Reproduce the entries word for word, and omit any picture you find in them.
--- begin ---
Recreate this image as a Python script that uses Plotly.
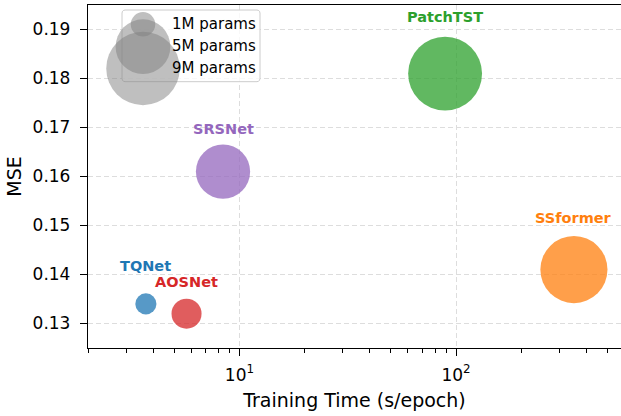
import numpy as np
import plotly.graph_objects as go

# Model benchmark: training cost vs. error, bubble area ~ parameter count
models = ["TQNet", "AOSNet", "SRSNet", "PatchTST", "SSformer"]
train_time = [3.7, 5.7, 8.4, 89, 350]          # s/epoch
mse = [0.134, 0.132, 0.161, 0.181, 0.141]
params_m = [0.74, 1.5, 4.9, 9.1, 7.5]           # millions of parameters
colors = ["#1f77b4", "#d62728", "#9467bd", "#2ca02c", "#ff7f0e"]
label_lift = [38, 32, 43, 57, 52]               # label offset above bubble, px

legend_params = [1, 5, 9]
legend_labels = ["1M params", "5M params", "9M params"]

y_ticks = [0.13, 0.14, 0.15, 0.16, 0.17, 0.18, 0.19]
x_ticks = [10, 100]
x_ticktext = ["10<sup>1</sup>", "10<sup>2</sup>"]

SIZE_K = 24.5


def bubble_diameter(p):
    return SIZE_K * np.sqrt(np.asarray(p, dtype=float))


W, H = 621, 416
ML, MR, MT, MB = 88, 0, 5, 68
PW, PH = W - ML - MR, H - MT - MB

X_RANGE = [np.log10(2), 2.7614]
Y_RANGE = [0.125, 0.195]

FONT = "DejaVu Sans"


def rounded_box(x0, x1, y0, y1, r, n=6):
    """Closed outline of a rounded rectangle in pixel units."""
    xs, ys = [], []
    corners = [(x1 - r, y0 + r, -90, 0), (x1 - r, y1 - r, 0, 90),
               (x0 + r, y1 - r, 90, 180), (x0 + r, y0 + r, 180, 270)]
    for cx, cy, a0, a1 in corners:
        for a in np.linspace(np.radians(a0), np.radians(a1), n):
            xs.append(cx + r * np.cos(a))
            ys.append(cy + r * np.sin(a))
    xs.append(xs[0])
    ys.append(ys[0])
    return xs, ys


fig = go.Figure()

fig.add_trace(go.Scatter(
    x=train_time, y=mse, mode="markers",
    marker=dict(size=bubble_diameter(params_m), sizemode="diameter",
                color=colors, opacity=0.75, line=dict(width=0)),
    hoverinfo="skip", showlegend=False, cliponaxis=False,
))

for name, t, m, c, lift in zip(models, train_time, mse, colors, label_lift):
    fig.add_annotation(
        x=np.log10(t), y=m, xref="x", yref="y", text=f"<b>{name}</b>",
        showarrow=False, yshift=lift, xanchor="center", yanchor="middle",
        font=dict(family=FONT, size=14.5, color=c),
    )

# Size key on a pixel-scaled overlay of the plot area
key_x = 55
key_rows = [19.3, 41.0, 62.5]
key_circle_y = [19.3, 41.7, 63.4]

bx, by = rounded_box(34, 172, 5, 76.7, 3)
fig.add_trace(go.Scatter(
    x=bx, y=by, mode="lines", fill="toself",
    fillcolor="rgba(255,255,255,0.8)", line=dict(color="#cccccc", width=1),
    xaxis="x2", yaxis="y2", hoverinfo="skip", showlegend=False,
))

fig.add_trace(go.Scatter(
    x=[key_x] * len(legend_params), y=key_circle_y, mode="markers",
    marker=dict(size=bubble_diameter(legend_params), sizemode="diameter",
                color="gray", opacity=0.5, line=dict(width=0)),
    xaxis="x2", yaxis="y2", hoverinfo="skip", showlegend=False,
    cliponaxis=False,
))

for txt, yy in zip(legend_labels, key_rows):
    fig.add_annotation(
        x=82, y=yy, xref="x2", yref="y2", text=txt, showarrow=False,
        xanchor="left", yanchor="middle",
        font=dict(family=FONT, size=15, color="black"),
    )

grid = dict(showgrid=True, gridcolor="#dddddd", gridwidth=1, griddash="5px,3px")

fig.update_layout(
    width=W, height=H,
    margin=dict(l=ML, r=MR, t=MT, b=MB),
    paper_bgcolor="white", plot_bgcolor="white",
    font=dict(family=FONT, color="black"),
    xaxis=dict(
        type="log", range=X_RANGE,
        tickmode="array", tickvals=x_ticks, ticktext=x_ticktext,
        ticks="outside", ticklen=7, tickwidth=1.2, tickcolor="black",
        tickfont=dict(size=17), ticklabelstandoff=4,
        minor=dict(ticks="outside", ticklen=4, tickwidth=1, tickcolor="black",
                   tickvals=[k * 10 ** e for e in (0, 1, 2) for k in range(2, 10)],
                   showgrid=False),
        showline=True, linecolor="black", linewidth=1.3, mirror=True,
        zeroline=False,
        title=dict(text="Training Time (s/epoch)", font=dict(size=19), standoff=10),
        **grid,
    ),
    yaxis=dict(
        range=Y_RANGE,
        tickmode="array", tickvals=y_ticks, tickformat=".2f",
        ticks="outside", ticklen=7, tickwidth=1.2, tickcolor="black",
        tickfont=dict(size=17), ticklabelstandoff=6,
        showline=True, linecolor="black", linewidth=1.3, mirror=False,
        zeroline=False,
        title=dict(text="MSE", font=dict(size=19), standoff=5),
        **grid,
    ),
    xaxis2=dict(overlaying="x", range=[0, PW], visible=False, fixedrange=True),
    yaxis2=dict(overlaying="y", range=[PH, 0], visible=False, fixedrange=True),
    showlegend=False,
)

fig.write_html("out.html")
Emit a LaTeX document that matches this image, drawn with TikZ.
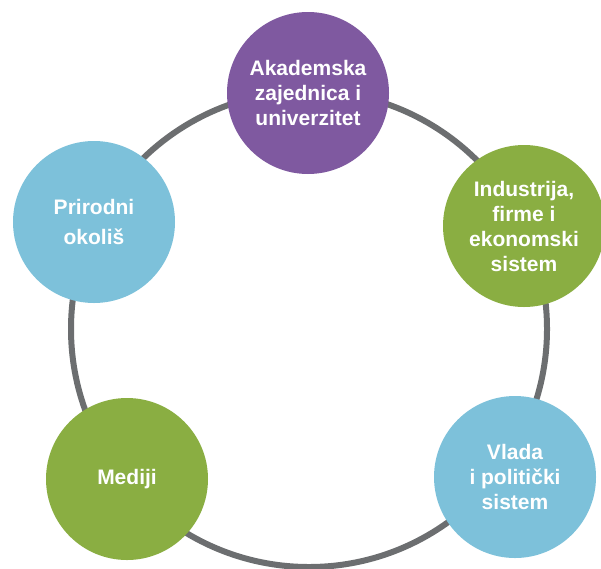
--- end ---
_Solution to this exercise_
Recreate this image as a Python script that uses Plotly.
import numpy as np
import plotly.graph_objects as go

# Model benchmark: training cost vs. error, bubble area ~ parameter count
models = ["TQNet", "AOSNet", "SRSNet", "PatchTST", "SSformer"]
train_time = [3.7, 5.7, 8.4, 89, 350]          # s/epoch
mse = [0.134, 0.132, 0.161, 0.181, 0.141]
params_m = [0.74, 1.5, 4.9, 9.1, 7.5]           # millions of parameters
colors = ["#1f77b4", "#d62728", "#9467bd", "#2ca02c", "#ff7f0e"]
label_lift = [38, 32, 43, 57, 52]               # label offset above bubble, px

legend_params = [1, 5, 9]
legend_labels = ["1M params", "5M params", "9M params"]

y_ticks = [0.13, 0.14, 0.15, 0.16, 0.17, 0.18, 0.19]
x_ticks = [10, 100]
x_ticktext = ["10<sup>1</sup>", "10<sup>2</sup>"]

SIZE_K = 24.5


def bubble_diameter(p):
    return SIZE_K * np.sqrt(np.asarray(p, dtype=float))


W, H = 621, 416
ML, MR, MT, MB = 88, 0, 5, 68
PW, PH = W - ML - MR, H - MT - MB

X_RANGE = [np.log10(2), 2.7614]
Y_RANGE = [0.125, 0.195]

FONT = "DejaVu Sans"


def rounded_box(x0, x1, y0, y1, r, n=6):
    """Closed outline of a rounded rectangle in pixel units."""
    xs, ys = [], []
    corners = [(x1 - r, y0 + r, -90, 0), (x1 - r, y1 - r, 0, 90),
               (x0 + r, y1 - r, 90, 180), (x0 + r, y0 + r, 180, 270)]
    for cx, cy, a0, a1 in corners:
        for a in np.linspace(np.radians(a0), np.radians(a1), n):
            xs.append(cx + r * np.cos(a))
            ys.append(cy + r * np.sin(a))
    xs.append(xs[0])
    ys.append(ys[0])
    return xs, ys


fig = go.Figure()

fig.add_trace(go.Scatter(
    x=train_time, y=mse, mode="markers",
    marker=dict(size=bubble_diameter(params_m), sizemode="diameter",
                color=colors, opacity=0.75, line=dict(width=0)),
    hoverinfo="skip", showlegend=False, cliponaxis=False,
))

for name, t, m, c, lift in zip(models, train_time, mse, colors, label_lift):
    fig.add_annotation(
        x=np.log10(t), y=m, xref="x", yref="y", text=f"<b>{name}</b>",
        showarrow=False, yshift=lift, xanchor="center", yanchor="middle",
        font=dict(family=FONT, size=14.5, color=c),
    )

# Size key on a pixel-scaled overlay of the plot area
key_x = 55
key_rows = [19.3, 41.0, 62.5]
key_circle_y = [19.3, 41.7, 63.4]

bx, by = rounded_box(34, 172, 5, 76.7, 3)
fig.add_trace(go.Scatter(
    x=bx, y=by, mode="lines", fill="toself",
    fillcolor="rgba(255,255,255,0.8)", line=dict(color="#cccccc", width=1),
    xaxis="x2", yaxis="y2", hoverinfo="skip", showlegend=False,
))

fig.add_trace(go.Scatter(
    x=[key_x] * len(legend_params), y=key_circle_y, mode="markers",
    marker=dict(size=bubble_diameter(legend_params), sizemode="diameter",
                color="gray", opacity=0.5, line=dict(width=0)),
    xaxis="x2", yaxis="y2", hoverinfo="skip", showlegend=False,
    cliponaxis=False,
))

for txt, yy in zip(legend_labels, key_rows):
    fig.add_annotation(
        x=82, y=yy, xref="x2", yref="y2", text=txt, showarrow=False,
        xanchor="left", yanchor="middle",
        font=dict(family=FONT, size=15, color="black"),
    )

grid = dict(showgrid=True, gridcolor="#dddddd", gridwidth=1, griddash="5px,3px")

fig.update_layout(
    width=W, height=H,
    margin=dict(l=ML, r=MR, t=MT, b=MB),
    paper_bgcolor="white", plot_bgcolor="white",
    font=dict(family=FONT, color="black"),
    xaxis=dict(
        type="log", range=X_RANGE,
        tickmode="array", tickvals=x_ticks, ticktext=x_ticktext,
        ticks="outside", ticklen=7, tickwidth=1.2, tickcolor="black",
        tickfont=dict(size=17), ticklabelstandoff=4,
        minor=dict(ticks="outside", ticklen=4, tickwidth=1, tickcolor="black",
                   tickvals=[k * 10 ** e for e in (0, 1, 2) for k in range(2, 10)],
                   showgrid=False),
        showline=True, linecolor="black", linewidth=1.3, mirror=True,
        zeroline=False,
        title=dict(text="Training Time (s/epoch)", font=dict(size=19), standoff=10),
        **grid,
    ),
    yaxis=dict(
        range=Y_RANGE,
        tickmode="array", tickvals=y_ticks, tickformat=".2f",
        ticks="outside", ticklen=7, tickwidth=1.2, tickcolor="black",
        tickfont=dict(size=17), ticklabelstandoff=6,
        showline=True, linecolor="black", linewidth=1.3, mirror=False,
        zeroline=False,
        title=dict(text="MSE", font=dict(size=19), standoff=5),
        **grid,
    ),
    xaxis2=dict(overlaying="x", range=[0, PW], visible=False, fixedrange=True),
    yaxis2=dict(overlaying="y", range=[PH, 0], visible=False, fixedrange=True),
    showlegend=False,
)

fig.write_html("out.html")
Emit a LaTeX document that matches this image, drawn with TikZ.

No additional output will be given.